Deutsche may ultimately restrict any purchase to a small part of the billions on offer or pull out. But throwing its hat in the ring shows it wants to remain active in the market.
The sources said banks Credit Suisse (CSGN.S) and Citigroup (C.N), together with asset managers Apollo Global Management (APO.N), KKR (KKR.N) and Oaktree Capital Group (OAK.N), were also among the more than 20 bidders for the HSH portfolio, which are expected to submit their first offers shortly.
Credit Suisse, Citi, Oaktree and KKR declined to comment, while Apollo did not immediately respond.
The HSH portfolio also includes around 2 billion euros of loans related to real estate assets in Britain, Germany and other European countries as well as aviation and energy debt, two finance industry sources said.
HSH turned to its state owners after risky assets turned sour in 2008.
In March, the European Commission approved a bailout which includes a plan to hive off a total of 8.2 billion euros in bad loans, 5 billion of which have been transferred to the state owners, while the lender must sell up to 3.2 billion itself.

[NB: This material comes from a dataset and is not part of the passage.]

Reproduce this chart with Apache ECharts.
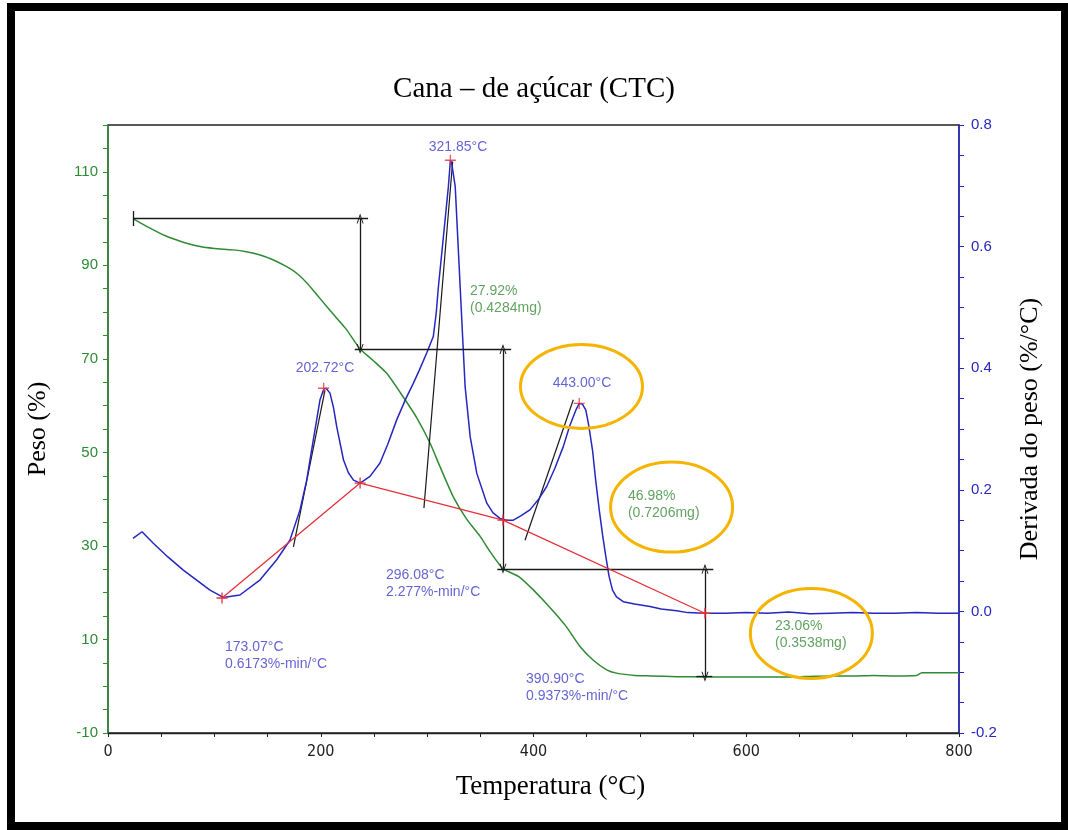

HSH had offered 4 billion euros of loans in total and is looking to sell 3.2 billion euros out of that.
Many segments of the global shipping sector are struggling with their worst ever market conditions, caused by a glut of ships and slowing global trade, which have battered earnings and led to the collapse of South Korean container line Hanjin in August.
German lenders - among the biggest backers of shipowners over the past 20 years - are estimated to be behind up to a quarter of the world’s $400 billion of outstanding shipping loans.
HSH, which is among Germany’s biggest lenders to shipping, has struggled due to the sector turmoil. The bank said in August its total shipping finance business was 17.4 billion euros.
Rival German bank NordLB said in August it was selling a $1.5 billion portfolio of shipping loans to a unit of KKR and a sovereign wealth fund.
Two of the sources said Deutsche could look to potentially pick up further shipping loans from HSH beyond the portfolio.
The two sources added Deutsche had recently been buying and selling secondary shipping debt for a profit. These types of transactions typically involve smaller parcels of loans of around $100 million each.
“There was not much going on in the secondary market for ships in the first half of the year. But now there is very much movement,” a shipping industry source said.
“Some private equity investors invested too early in shipping loans and burned their fingers. But there are other investors that are now shuffling their feet. They believe that the shipping market has reached the bottom.”
In July, sources told Reuters that Deutsche was looking to sell at least $1 billion of shipping loans in its own portfolio.